* Begin SOURCE EXCERPT *

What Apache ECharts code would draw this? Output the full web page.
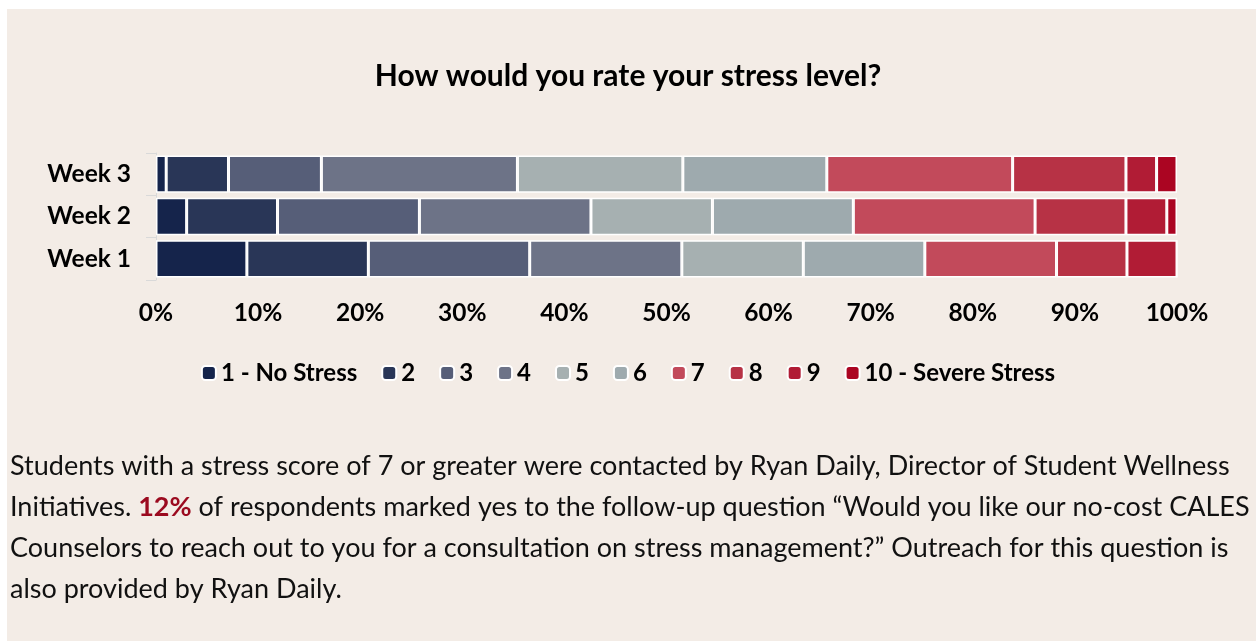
<!DOCTYPE html>
<html>
<head>
<meta charset="utf-8">
<script src="https://cdn.jsdelivr.net/npm/echarts@6/dist/echarts.min.js"></script>
<style>
  html, body { margin: 0; padding: 0; background: #ffffff; }
  #chart { width: 1256px; height: 641px; }
</style>
</head>
<body>
<div id="chart"></div>
<script>
// Share of responses (%) per stress score, by survey week
const weeks = ['Week 1', 'Week 2', 'Week 3'];
const scoreNames = ['1 - No Stress', '2', '3', '4', '5', '6', '7', '8', '9', '10 - Severe Stress'];
const score1 = [8.9, 3.0, 1.0];
const score2 = [11.9, 8.9, 6.1];
const score3 = [15.8, 13.9, 9.1];
const score4 = [14.9, 16.8, 19.2];
const score5 = [11.9, 11.9, 16.2];
const score6 = [11.9, 13.8, 14.1];
const score7 = [12.9, 17.8, 18.2];
const score8 = [6.9, 8.9, 11.1];
const score9 = [4.9, 4.0, 3.0];
const score10 = [0, 1.0, 2.0];
const scoreValues = [score1, score2, score3, score4, score5, score6, score7, score8, score9, score10];
const scoreColors = ['#15244b', '#293657', '#565e78', '#6d7387', '#a6b0b1',
                     '#9eaaae', '#c24a5b', '#b73245', '#b11c35', '#ab0522'];
const xTicks = [0, 10, 20, 30, 40, 50, 60, 70, 80, 90, 100];

const FONT = 'Lato';

const noteLines = [
  [{ t: 'Students with a stress score of 7 or greater were contacted by Ryan Daily, Director of Student Wellness' }],
  [{ t: 'Initiatives. ' }, { t: '12%', s: 'hl' }, { t: ' of respondents marked yes to the follow-up question \u201cWould you like our no-cost CALES' }],
  [{ t: 'Counselors to reach out to you for a consultation on stress management?\u201d Outreach for this question is' }],
  [{ t: 'also provided by Ryan Daily.' }]
];

const chart = echarts.init(document.getElementById('chart'), null, { renderer: 'canvas' });

const series = scoreNames.map((name, i) => ({
  name: name,
  type: 'bar',
  stack: 'total',
  barCategoryGap: '12%',
  data: scoreValues[i],
  itemStyle: { color: scoreColors[i], borderColor: '#ffffff', borderWidth: 1.5 },
  emphasis: { disabled: true }
}));

const noteGraphics = noteLines.map((parts, li) => ({
  type: 'text',
  left: 10,
  top: 453 + li * 41,
  z: 10,
  style: {
    text: parts.map(p => p.s ? '{' + p.s + '|' + p.t + '}' : p.t).join(''),
    font: '27px ' + FONT,
    fill: '#111111',
    rich: {
      hl: { fontFamily: FONT, fontSize: 27, fontWeight: 'bold', fill: '#9b0a1f', color: '#9b0a1f' }
    }
  }
}));

chart.setOption({
  backgroundColor: '#ffffff',
  animation: false,
  title: {
    text: 'How would you rate your stress level?',
    left: 'center',
    top: 56,
    textStyle: { fontFamily: FONT, fontSize: 30, fontWeight: 'bold', color: '#000000' }
  },
  legend: {
    data: scoreNames,
    top: 356,
    left: 'center',
    itemWidth: 14,
    itemHeight: 14,
    itemGap: 24,
    itemTextGap: 7,
    itemStyle: { borderColor: '#ffffff', borderWidth: 2 },
    textStyle: { fontFamily: FONT, fontSize: 24, fontWeight: 'bold', color: '#000000', padding: [0, 0, 0, 0] },
    selectedMode: false
  },
  grid: { left: 156, right: 79, top: 153, bottom: 361, containLabel: false },
  xAxis: {
    type: 'value',
    min: 0,
    max: 100,
    interval: 10,
    splitLine: { show: false },
    axisLine: { show: false },
    axisTick: { show: false },
    axisLabel: {
      margin: 21,
      formatter: v => xTicks.includes(v) ? v + '%' : '',
      fontFamily: FONT, fontSize: 24.5, fontWeight: 'bold', color: '#000000'
    }
  },
  yAxis: {
    type: 'category',
    data: weeks,
    axisLine: { show: true, lineStyle: { color: '#d9d9d9', width: 1 } },
    axisTick: { show: true, length: 10, lineStyle: { color: '#d9d9d9' } },
    axisLabel: { margin: 25, fontFamily: FONT, fontSize: 24.5, fontWeight: 'bold', color: '#000000' }
  },
  graphic: [
    {
      type: 'rect',
      left: 7, top: 9, z: -10, silent: true,
      shape: { width: 1249, height: 632 },
      style: { fill: '#f3ece6' }
    }
  ].concat(noteGraphics),
  series: series
});
</script>
</body>
</html>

* End SOURCE EXCERPT *

EXERCISE DIRECTIONS :: Omit the pictures and output all of the other material exactly.

CORRECT RESULT ::
What Apache ECharts code would draw this? Output the full web page.
<!DOCTYPE html>
<html>
<head>
<meta charset="utf-8">
<script src="https://cdn.jsdelivr.net/npm/echarts@6/dist/echarts.min.js"></script>
<style>
  html, body { margin: 0; padding: 0; background: #ffffff; }
  #chart { width: 1256px; height: 641px; }
</style>
</head>
<body>
<div id="chart"></div>
<script>
// Share of responses (%) per stress score, by survey week
const weeks = ['Week 1', 'Week 2', 'Week 3'];
const scoreNames = ['1 - No Stress', '2', '3', '4', '5', '6', '7', '8', '9', '10 - Severe Stress'];
const score1 = [8.9, 3.0, 1.0];
const score2 = [11.9, 8.9, 6.1];
const score3 = [15.8, 13.9, 9.1];
const score4 = [14.9, 16.8, 19.2];
const score5 = [11.9, 11.9, 16.2];
const score6 = [11.9, 13.8, 14.1];
const score7 = [12.9, 17.8, 18.2];
const score8 = [6.9, 8.9, 11.1];
const score9 = [4.9, 4.0, 3.0];
const score10 = [0, 1.0, 2.0];
const scoreValues = [score1, score2, score3, score4, score5, score6, score7, score8, score9, score10];
const scoreColors = ['#15244b', '#293657', '#565e78', '#6d7387', '#a6b0b1',
                     '#9eaaae', '#c24a5b', '#b73245', '#b11c35', '#ab0522'];
const xTicks = [0, 10, 20, 30, 40, 50, 60, 70, 80, 90, 100];

const FONT = 'Lato';

const noteLines = [
  [{ t: 'Students with a stress score of 7 or greater were contacted by Ryan Daily, Director of Student Wellness' }],
  [{ t: 'Initiatives. ' }, { t: '12%', s: 'hl' }, { t: ' of respondents marked yes to the follow-up question \u201cWould you like our no-cost CALES' }],
  [{ t: 'Counselors to reach out to you for a consultation on stress management?\u201d Outreach for this question is' }],
  [{ t: 'also provided by Ryan Daily.' }]
];

const chart = echarts.init(document.getElementById('chart'), null, { renderer: 'canvas' });

const series = scoreNames.map((name, i) => ({
  name: name,
  type: 'bar',
  stack: 'total',
  barCategoryGap: '12%',
  data: scoreValues[i],
  itemStyle: { color: scoreColors[i], borderColor: '#ffffff', borderWidth: 1.5 },
  emphasis: { disabled: true }
}));

const noteGraphics = noteLines.map((parts, li) => ({
  type: 'text',
  left: 10,
  top: 453 + li * 41,
  z: 10,
  style: {
    text: parts.map(p => p.s ? '{' + p.s + '|' + p.t + '}' : p.t).join(''),
    font: '27px ' + FONT,
    fill: '#111111',
    rich: {
      hl: { fontFamily: FONT, fontSize: 27, fontWeight: 'bold', fill: '#9b0a1f', color: '#9b0a1f' }
    }
  }
}));

chart.setOption({
  backgroundColor: '#ffffff',
  animation: false,
  title: {
    text: 'How would you rate your stress level?',
    left: 'center',
    top: 56,
    textStyle: { fontFamily: FONT, fontSize: 30, fontWeight: 'bold', color: '#000000' }
  },
  legend: {
    data: scoreNames,
    top: 356,
    left: 'center',
    itemWidth: 14,
    itemHeight: 14,
    itemGap: 24,
    itemTextGap: 7,
    itemStyle: { borderColor: '#ffffff', borderWidth: 2 },
    textStyle: { fontFamily: FONT, fontSize: 24, fontWeight: 'bold', color: '#000000', padding: [0, 0, 0, 0] },
    selectedMode: false
  },
  grid: { left: 156, right: 79, top: 153, bottom: 361, containLabel: false },
  xAxis: {
    type: 'value',
    min: 0,
    max: 100,
    interval: 10,
    splitLine: { show: false },
    axisLine: { show: false },
    axisTick: { show: false },
    axisLabel: {
      margin: 21,
      formatter: v => xTicks.includes(v) ? v + '%' : '',
      fontFamily: FONT, fontSize: 24.5, fontWeight: 'bold', color: '#000000'
    }
  },
  yAxis: {
    type: 'category',
    data: weeks,
    axisLine: { show: true, lineStyle: { color: '#d9d9d9', width: 1 } },
    axisTick: { show: true, length: 10, lineStyle: { color: '#d9d9d9' } },
    axisLabel: { margin: 25, fontFamily: FONT, fontSize: 24.5, fontWeight: 'bold', color: '#000000' }
  },
  graphic: [
    {
      type: 'rect',
      left: 7, top: 9, z: -10, silent: true,
      shape: { width: 1249, height: 632 },
      style: { fill: '#f3ece6' }
    }
  ].concat(noteGraphics),
  series: series
});
</script>
</body>
</html>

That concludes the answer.